4. Dahası kapatılacağını düşünen AKP’nin tam tersi düşünceyle kamuoyunu oluşturma çabası risklidir. Parti kapatıldığı takdirde AKP kamuoyunda öngörüsünü yitirmiş bir parti haline gelir. Ya da halkta aldatılmış hissi oluşma olasılığı yaratır.
AKP’nin kamuoyu nezdinde “olmayan stratejisi”ne strateji süsü vermesi kendi bilecekleri şey.
Önemli olan Erdoğan’ın “AKP kapatılır da Gül yasaklı olmazsa” varsayımına göre bir stratejisinin olup olmadığı.

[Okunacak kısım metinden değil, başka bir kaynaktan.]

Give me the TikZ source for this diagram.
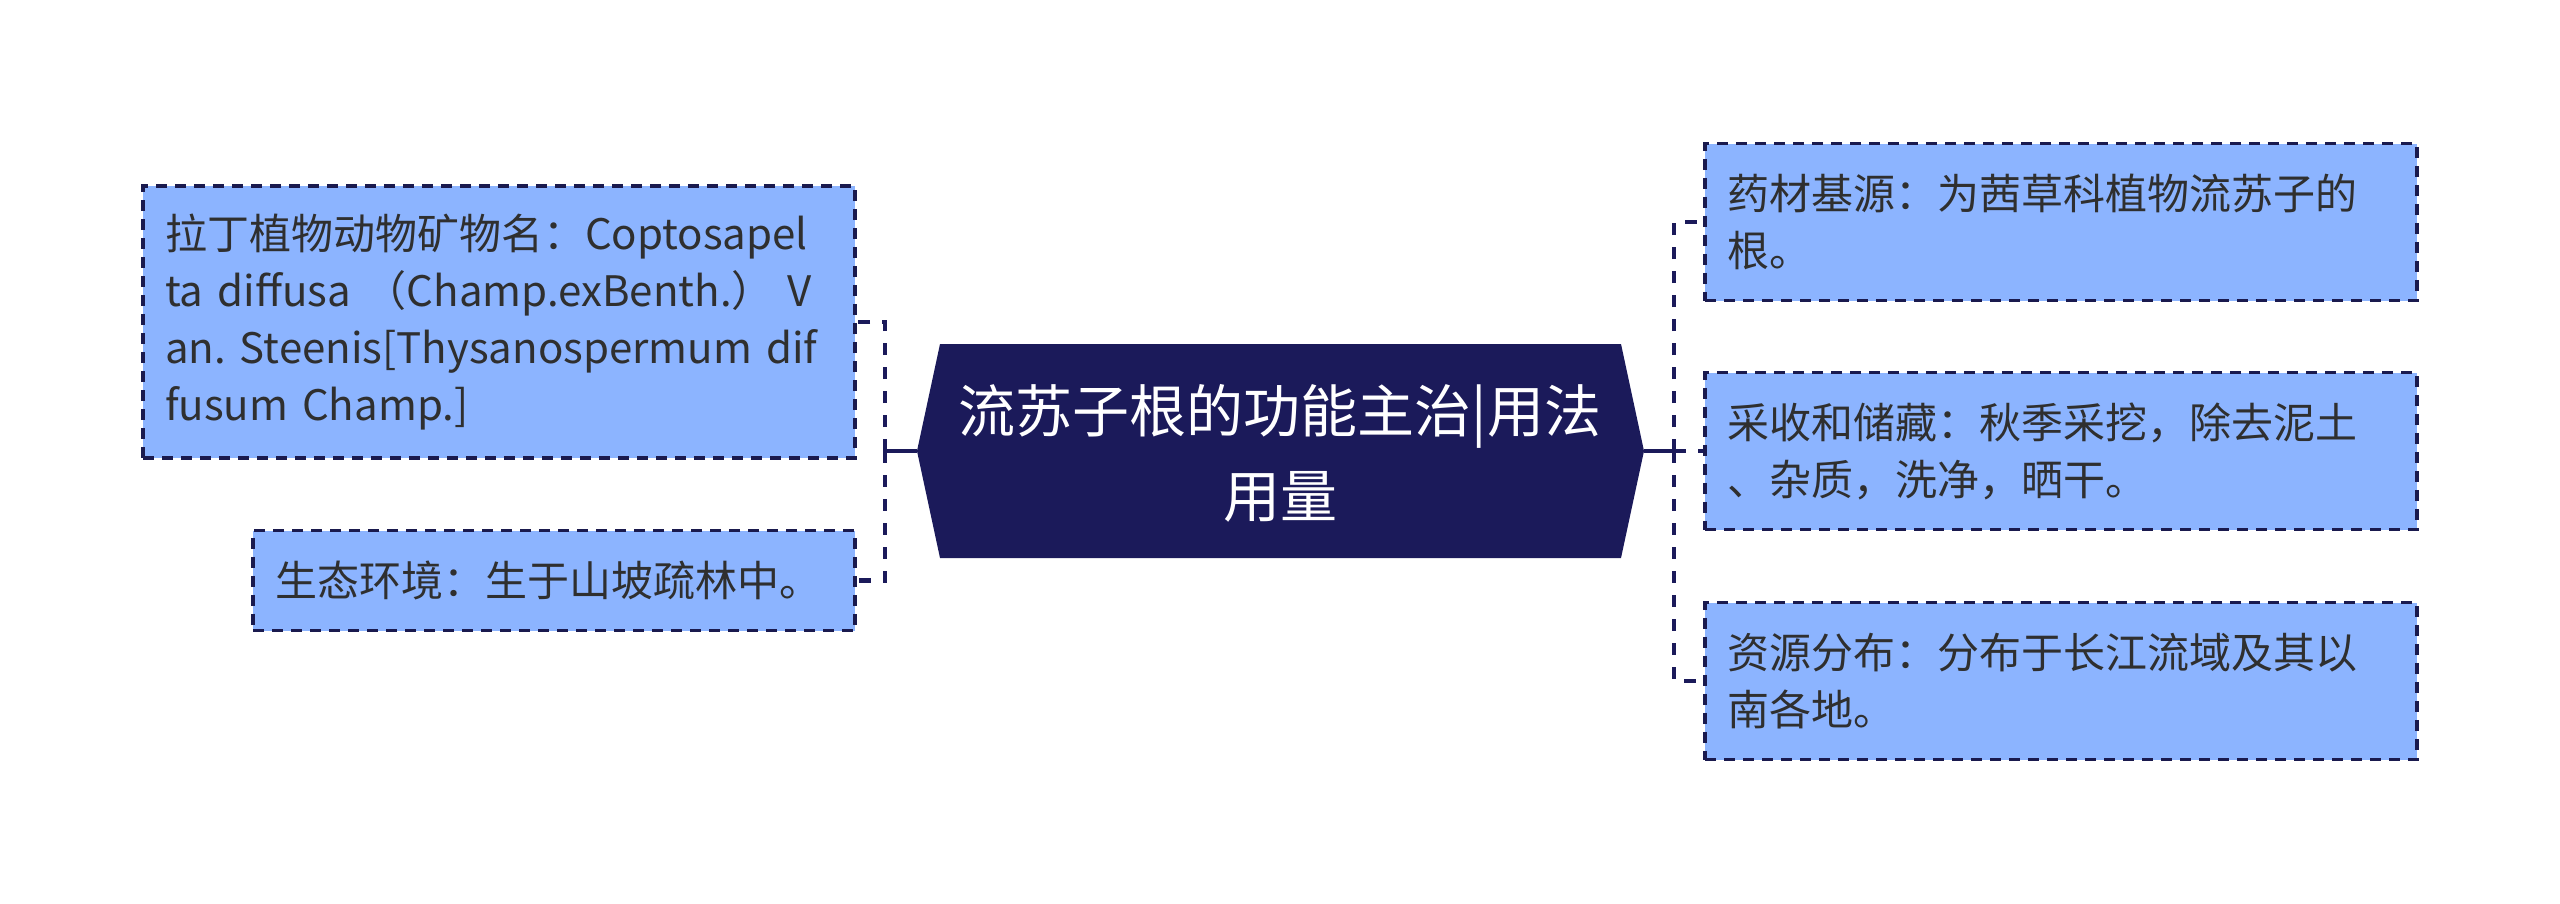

ANAYASA MAHKEMESİ’NİN İMAJINA GELİNCE…

Anayasa Mahkemesi denince genelde akla üç sıfat gelir; “yüce”, “yüksek” ve “üst”.
Bir de hukuk esvabıyla rejimin koruyucusu oluşu.
Son zamanlarda AKP’nin kapatılma davası sürecinde Mahkeme’ye yeni bir imaj giydiriliyor: Siyasi bir kurum imajı.
Bu imaj nasıl giydiriliyor?
Kapatma davasına “Bu siyasi bir dava” yaftası yapıştırılarak.
Kastedilen davanın içeriği değil elbette, o zaten siyasi.
Kastedilen ve derinden derine söylenen “davanın açılmasının” siyasi bir amacı gerçekleştirmek için siyasi bir araca dönüşmesi.
Nedir o amaç?
Devletin ve rejiminin korunması.
Öyleyse Anayasa Mahkemesi’nin siyasi amaçları olan siyasi bir kurum imajına dönüşmesinin sakıncası niye olsun?
Devletin üst mahkemesi kendisinin de varlık nedeni olan rejimin korunması yolunda işlemeyecek mi?
Siyasi partilerin suç örgütlerine dönüşmedikleri sürece kapatılmaması gerektiğini düşünen biri olarak söylüyorum bunu.
AKP’nin kapatılması siyasi bir dava ise Anayasa Mahkemesi de siyasi bir kurumdur.
Nasıl ki AİHM, KKTC’yi, KKTC Devleti’nin varlığını görmezden gelerek Güneye tazminat ödemeye mahkum ederek AİHM’nin siyasi karakterinin altını çizmişse, öyle.

AKLIMDA KALAN

Telekom’u bekleyen tehlike: CHP’nin dinlenmesi skandalının (herkesin kendisinin dinlendiğini düşündüğü ülkede bunun neresi skandalsa) hemen arkasından Vakit gazetesi Telekom’dan aldığı bir belgeyi kanıt gösterdi. Belgeye göre gazetenin telefonuyla CHP Genel Sekreteri’nin telefonu arasında 44 dakikalık bir bağlantı söz konusuydu. Telekom İl Müdürü imzasıyla resmi bir belge. Ama kimse belgeye inanmadı. Bir markanın güvenilirliğiyle ilgili gösterge olarak önemli. Telekom yönetiminin bu durumu dikkatle analiz etmesi gerekiyor. Güven veren markaların yükseldiği bu çağda güvenilmez bulunmak ağır yara aldırır yoksa.